While traditional economy can be isolating at times, especially when purchasing products online, time banking brings the human interaction back to the forefront and builds community.

Time bankers exchange anything from teaching language lessons to shoveling driveways to running errands to planning weddings. The options are nearly endless, and that’s what newcomers have trouble understanding.

"The problem has been that the concept of time banking is a difficult concept for some people to grasp. It usually takes repeated exposure, so it really sinks in that it’s a really great thing,” Kralik said. “Or a lot of people might think that it’s a cool concept, but they don’t really understand on a practical level how that can happen.”

That happened with Barre resident Bernadette Rose, a longtime member of ORE.

"Some folks at the church I attended had a display and were telling people about ORE. They had been working together to form it,” Rose said. “I think I had to hear about it a couple of times to really notice it. I was new to that community, and also saw it as a way to get to know people better. I like the idea of exchange without money. The third reason, is that I do lots of little things for folks, but when I need help, it was hard to find back then.”

Rose, who uses the exchange for everything from rides to appointments, gardening help and even giving herself a fun birthday party after thinking she wasn't going to survive a health scare, is just one example of someone making the most of the exchange.

With more than 10,000 exchanges across 80 categories over the years, ORE certainly provides repeated exposure for members to grasp the benefits. But the group wants to benefit a far greater number.

That’s why word of mouth is so important. ORE also participates in outreach through workshops and presentations. A fundraiser last fall increased the organization’s visibility.

ORE got a membership bump in 2012 when it joined with Reach Service Exchange Network, a time bank in Central Vermont with a focus on elders and those with disabilities. Kralik said ORE is getting about 15-20 new members per month and members exchange over 350 hours a month, making it the largest time bank in the state. The demographic of the group is also changing.

"Before it was more middle-aged and elderly, but the membership is getting increasingly younger,” Kralik said. “I think it’s very encouraging. The younger members are just really enthusiastic about things changing.”

Membership dues are based on a sliding scale for individual, household and organization memberships. Membership fees go to pay rent and toward the expense of using Community Weaver, the computer software that runs the exchange. ORE also holds fundraising events, applies for grants and asks for donations. ORE received a $1,000 Seed grant from the New England Grassroots Environment Fund in 2013.

Vermont Center for Integrated Herbalism recently joined ORE as an organizational member, which will be offering herbal consultations using time banking hours. VCIH also received a NEGEF Seed grant in June in order to build a 240-square foot herbal display garden in Montpelier. The non-profit believes “herbal medicine has the power not only to heal the individual, but also to address the broad dysfunctions in our culture that have at their root a deep disconnection from Nature.”

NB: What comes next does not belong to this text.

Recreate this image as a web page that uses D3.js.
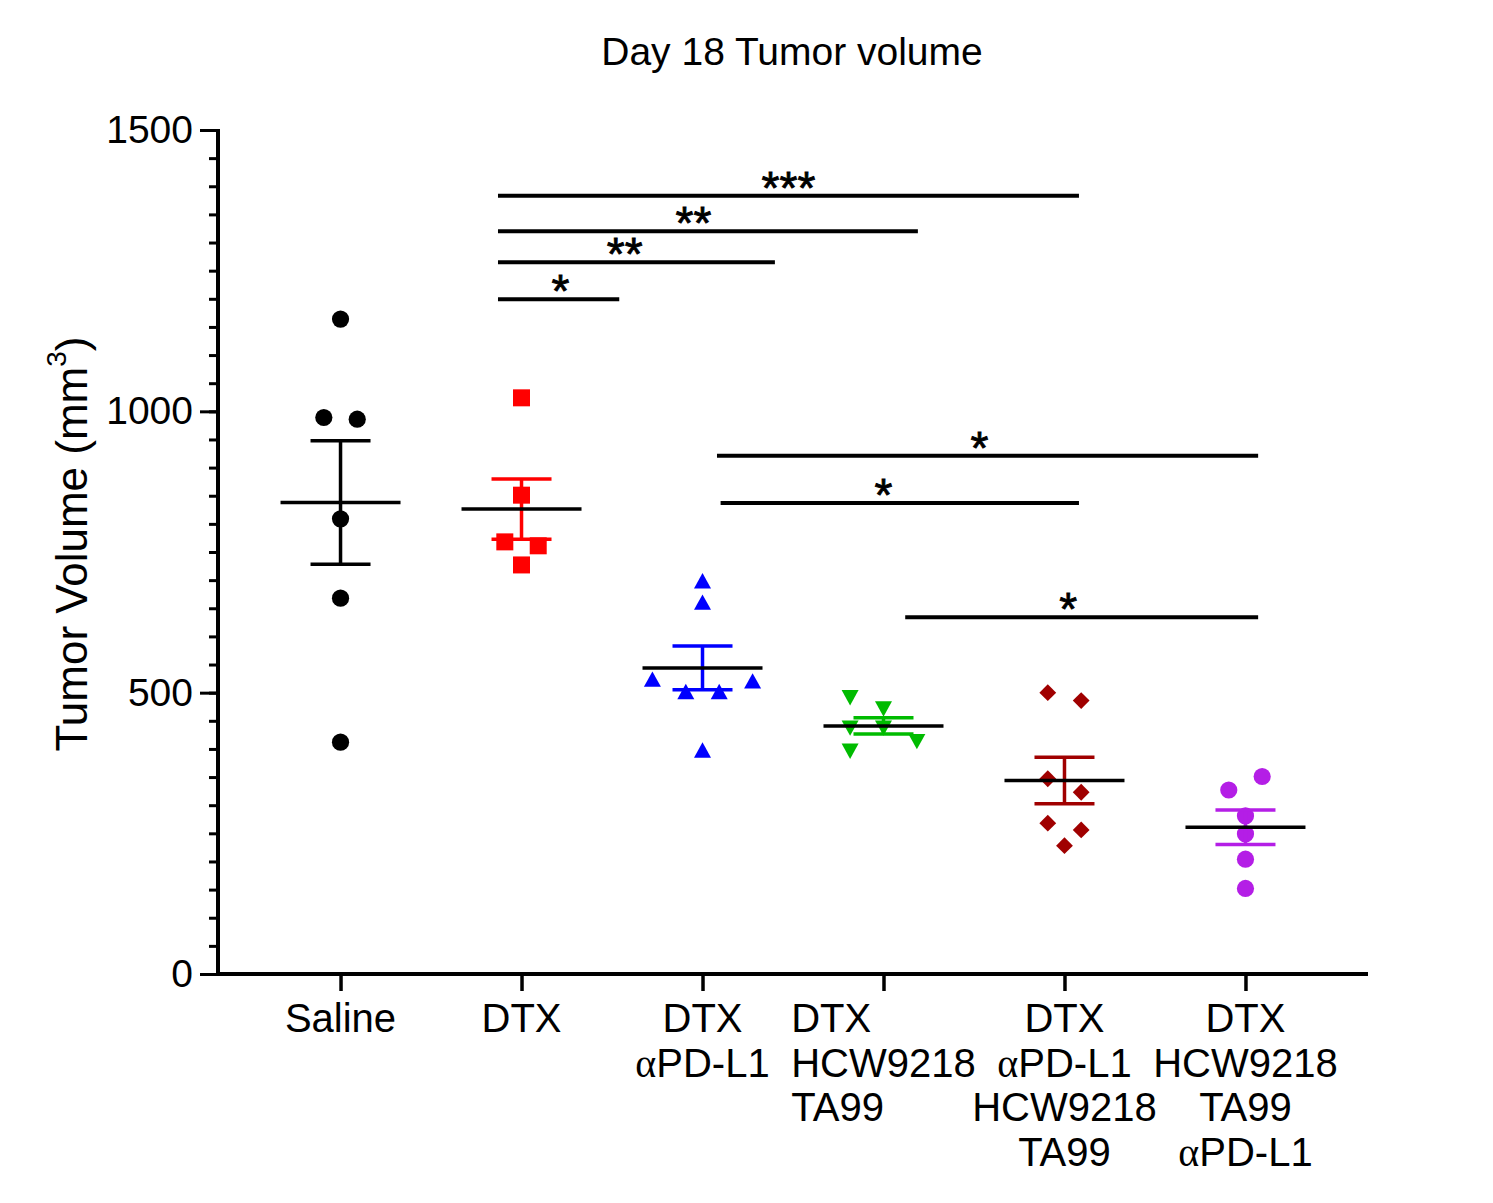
<!DOCTYPE html>
<html>
<head>
<meta charset="utf-8">
<script src="https://cdn.jsdelivr.net/npm/d3@7"></script>
<style>
  html, body { margin: 0; padding: 0; background: #fff; }
  svg { display: block; }
  text { font-family: "Liberation Sans", Arial, sans-serif; fill: #000; }
</style>
</head>
<body>
<svg id="chart" width="1493" height="1203"></svg>
<script>
// ---------- data ----------
const title = "Day 18 Tumor volume";
const yLabel = "Tumor Volume (mm";
const yLabelSup = "3";
const yTicks = [0, 500, 1000, 1500];

const categories = [
  ["Saline"],
  ["DTX"],
  ["DTX", "αPD-L1"],
  ["DTX", "HCW9218", "TA99"],
  ["DTX", "αPD-L1", "HCW9218", "TA99"],
  ["DTX", "HCW9218", "TA99", "αPD-L1"]
];

const saline     = [1164, 989, 986, 809, 668, 412];
const dtx        = [1024, 851, 768, 761, 727];
const dtxPDL1    = [699, 661, 524, 502, 502, 521, 398];
const dtxHT      = [491, 471, 437, 437, 413, 396];
const dtxPDL1HT  = [500, 486, 347, 323, 268, 256, 228];
const dtxHTPDL1  = [327, 351, 281, 249, 204, 152];

// horizontal scatter slot of each point (in marker half-widths)
const salineSlots    = [0, -1, 1, 0, 0, 0];
const dtxSlots       = [0, 0, -1, 1, 0];
const dtxPDL1Slots   = [0, 0, -3, -1, 1, 3, 0];
const dtxHTSlots     = [-2, 0, -2, 0, 2, -2];
const dtxPDL1HTSlots = [-1, 1, -1, 1, -1, 1, 0];
const dtxHTPDL1Slots = [-1, 1, 0, 0, 0, 0];

const groupValues = [saline, dtx, dtxPDL1, dtxHT, dtxPDL1HT, dtxHTPDL1];
const groupSlots  = [salineSlots, dtxSlots, dtxPDL1Slots, dtxHTSlots, dtxPDL1HTSlots, dtxHTPDL1Slots];
const groupColors = ["#000000", "#ff0000", "#0000ff", "#00bb00", "#a00000", "#b41ee6"];
const groupShapes = ["circle", "square", "triangle", "triangleDown", "diamond", "circle"];

// significance bars: from/to/labelAt in category index units, y in data units
const comparisons = [
  { from: 0.87, to: 4.08, at: 2.475, y: 1383, label: "***" },
  { from: 0.87, to: 3.19, at: 1.95,  y: 1320, label: "**" },
  { from: 0.87, to: 2.40, at: 1.57,  y: 1265, label: "**" },
  { from: 0.87, to: 1.54, at: 1.215, y: 1199, label: "*" },
  { from: 2.08, to: 5.07, at: 3.53,  y: 921,  label: "*" },
  { from: 2.10, to: 4.08, at: 3.00,  y: 837,  label: "*" },
  { from: 3.12, to: 5.07, at: 4.02,  y: 634,  label: "*" }
];

// ---------- drawing ----------
const svg = d3.select("#chart");
const pL = 218, pR = 1368, pT = 130, pB = 974;

const y = d3.scaleLinear().domain([0, 1500]).range([pB, pT]);
const x = d3.scalePoint().domain(d3.range(categories.length)).range([pL, pR]).padding(0.677);
const xf = f => x(0) + f * x.step();
const slotW = 16.7;

// title
svg.append("text")
  .attr("x", (pL + pR) / 2 - 1).attr("y", 65)
  .attr("text-anchor", "middle")
  .style("font-size", "39px")
  .text(title);

// y axis label
const yl = svg.append("text")
  .attr("transform", `translate(87, ${(pT + pB) / 2 - 8}) rotate(-90)`)
  .attr("text-anchor", "middle")
  .style("font-size", "44px");
yl.append("tspan").text(yLabel);
yl.append("tspan").attr("dy", "-0.75em").style("font-size", "28px").text(yLabelSup);
yl.append("tspan").attr("dy", "0.48em").text(")");

// y minor ticks
const yMinor = svg.append("g").attr("transform", `translate(${pL},0)`)
  .call(d3.axisLeft(y).tickValues(d3.range(0, 1501, 50)).tickSize(9).tickFormat(""));
yMinor.select(".domain").remove();
yMinor.selectAll("line").attr("stroke", "#000").attr("stroke-width", 3);

// y major axis
const yAx = svg.append("g").attr("transform", `translate(${pL},0)`)
  .call(d3.axisLeft(y).tickValues(yTicks).tickFormat(d3.format("d")).tickSize(18).tickSizeOuter(0).tickPadding(7));
yAx.select(".domain").attr("stroke", "#000").attr("stroke-width", 4)
  .attr("d", `M0,${pT - 1}V${pB + 2}`);
yAx.selectAll("line").attr("stroke", "#000").attr("stroke-width", 3);
yAx.selectAll("text").style("font-size", "39px").style("font-family", "'Liberation Sans', Arial, sans-serif").attr("fill", "#000");

// x axis
const xAx = svg.append("g").attr("transform", `translate(0,${pB})`)
  .call(d3.axisBottom(x).tickSize(17).tickSizeOuter(0).tickFormat(""));
xAx.select(".domain").attr("stroke", "#000").attr("stroke-width", 4)
  .attr("d", `M${pL - 2},0H${pR}`);
xAx.selectAll("line").attr("stroke", "#000").attr("stroke-width", 3.5);

// x labels
const lineH = 44.5;
categories.forEach((lines, i) => {
  const g = svg.append("g");
  const texts = lines.map((ln, k) => {
    const t = g.append("text")
      .attr("y", 1032 + k * lineH)
      .style("font-size", "40px");
    if (ln.startsWith("α")) {
      t.append("tspan").style("font-family", "'Liberation Serif', 'DejaVu Serif', serif").style("font-size", "40px").text("α");
      t.append("tspan").text(ln.slice(1));
    } else {
      t.text(ln);
    }
    return t;
  });
  if (i === 3) {
    const w = d3.max(texts, t => t.node().getComputedTextLength());
    texts.forEach(t => t.attr("x", x(i) - w / 2).attr("text-anchor", "start"));
  } else {
    texts.forEach(t => t.attr("x", x(i)).attr("text-anchor", "middle"));
  }
});

// marker paths
function markerPath(shape) {
  if (shape === "circle") return d3.symbol(d3.symbolCircle, Math.PI * 8.6 * 8.6)();
  if (shape === "square") return d3.symbol(d3.symbolSquare, 17 * 17)();
  if (shape === "diamond") {
    const p = d3.path(); const r = 8.4;
    p.moveTo(0, -r); p.lineTo(r, 0); p.lineTo(0, r); p.lineTo(-r, 0); p.closePath();
    return p.toString();
  }
  const w = 8.5, h = 7.7;
  const p = d3.path();
  if (shape === "triangle") { p.moveTo(0, -h); p.lineTo(w, h); p.lineTo(-w, h); }
  else { p.moveTo(0, h); p.lineTo(w, -h); p.lineTo(-w, -h); }
  p.closePath();
  return p.toString();
}

// points, error bars, means
groupValues.forEach((vals, i) => {
  const cx = x(i);
  const color = groupColors[i];
  const g = svg.append("g");
  g.selectAll("path.pt").data(vals).join("path")
    .attr("class", "pt")
    .attr("d", markerPath(groupShapes[i]))
    .attr("transform", (d, k) => `translate(${cx + groupSlots[i][k] * slotW},${y(d)})`)
    .attr("fill", color);

  const mean = d3.mean(vals);
  const sem = d3.deviation(vals) / Math.sqrt(vals.length);
  const eb = g.append("g").attr("stroke", color).attr("stroke-width", 3.5);
  eb.append("line").attr("x1", cx).attr("x2", cx).attr("y1", y(mean + sem)).attr("y2", y(mean - sem));
  eb.append("line").attr("x1", cx - 30).attr("x2", cx + 30).attr("y1", y(mean + sem)).attr("y2", y(mean + sem));
  eb.append("line").attr("x1", cx - 30).attr("x2", cx + 30).attr("y1", y(mean - sem)).attr("y2", y(mean - sem));
  g.append("line").attr("x1", cx - 60).attr("x2", cx + 60)
    .attr("y1", y(mean)).attr("y2", y(mean))
    .attr("stroke", "#000").attr("stroke-width", 3.5);
});

// significance bars
comparisons.forEach(c => {
  svg.append("line")
    .attr("x1", xf(c.from)).attr("x2", xf(c.to))
    .attr("y1", y(c.y)).attr("y2", y(c.y))
    .attr("stroke", "#000").attr("stroke-width", 4);
  svg.append("text")
    .attr("x", xf(c.at)).attr("y", y(c.y) + 8)
    .attr("text-anchor", "middle")
    .style("font-size", "46px")
    .style("stroke", "#000").style("stroke-width", 0.8)
    .text(c.label);
});
</script>
</body>
</html>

Like the Brattleboro Time Trade in Southern Vermont, ORE is finding ways to branch out into the environmental and energy arenas. ORE was awarded an $8,150 grant award from Efficiency Vermont in May to install energy efficiency measures in a minimum of 40 households, to expand a lending library of efficiency tools and weatherization materials, and to host educational workshops in Montpelier and surrounding towns.

"If the current members are really engaged and enjoying what the Onion River Exchange has to offer, then they tell other members,” Kralik said. “In the Onion River Exchange, we’re not just individuals. We also include businesses and organizations. Besides membership satisfaction, we want to really encourage successful partnerships.”